Artificial intelligence promises to make sweeping changes across society, but a report released Thursday by Allianz Global Corporate & Specialty S.E. warns that disruption will accompany that change.

The report, The Rise of Artificial Intelligence: Future Outlook and Emerging Risks, says AI comes with both potential and risks in such diverse areas as economic, political, mobility, health care, defense and environmental.

AI, the report said, “spans applications in almost every industry and has been predicted to increase corporate profitability in 16 industries across 12 economies by an average of 38% by 2035.”

The Allianz Risk Barometer 2018 rated the impact of AI and other forms of new technology as the seventh top business risk, ahead of political risk and climate change. Companies face new liability scenarios and challenges as responsibility shifts from human to machine, Allianz Global Corporate & Specialty said in the report.

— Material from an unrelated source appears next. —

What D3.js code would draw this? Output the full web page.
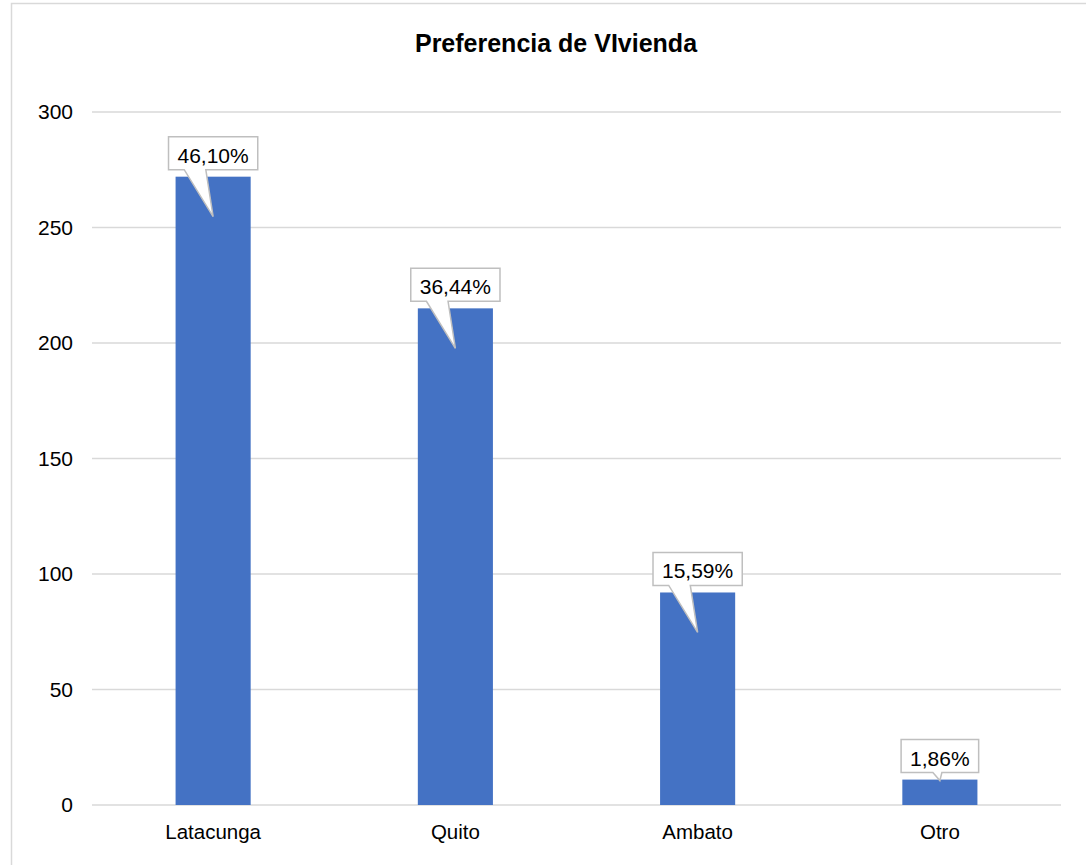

AI is predicted to perform existing jobs more efficiently than human workers and compensate for a decline in the workforce, especially due to population aging. However, the report warns that this potential substitution of many low- and middle-income jobs could bring extensive unemployment.

The report cited a 2017 study by the London-based construction firm Mace Group Ltd. that said 600,000 of the current 2.2 million jobs in the industry could be automated by 2040.

“Such scenarios will require new ways of determining liabilities and mitigating risks of social security,” the report said.

The report said autonomous driving is probably the most well-known upcoming AI application. A woman was killed Sunday in Tempe, Arizona, when she was struck by an autonomous vehicle belonging to the San Francisco-based ridesharing company Uber Technologies Inc. 

Current automobile insurance policies are based on the principle of strict liability, where the car owner is liable for both individual driving mistakes and defects of the vehicle due to maintenance, the report said.

Under this principle, the report said, insurers pay for damages to other road users independently from the cause of the accident. Insurers are then responsible for approaching car manufacturers and requesting refunds of advanced payments when accidents occur due to design or manufacturing defects.

With autonomous driving, the ratio of cases in which insurers will need to get compensation from car manufacturers and AI software providers will drastically increase, because the human user will often be out of the loop.

The report said that new liability models resembling product liability, where manufacturers take over liability for product defects, will probably be adopted.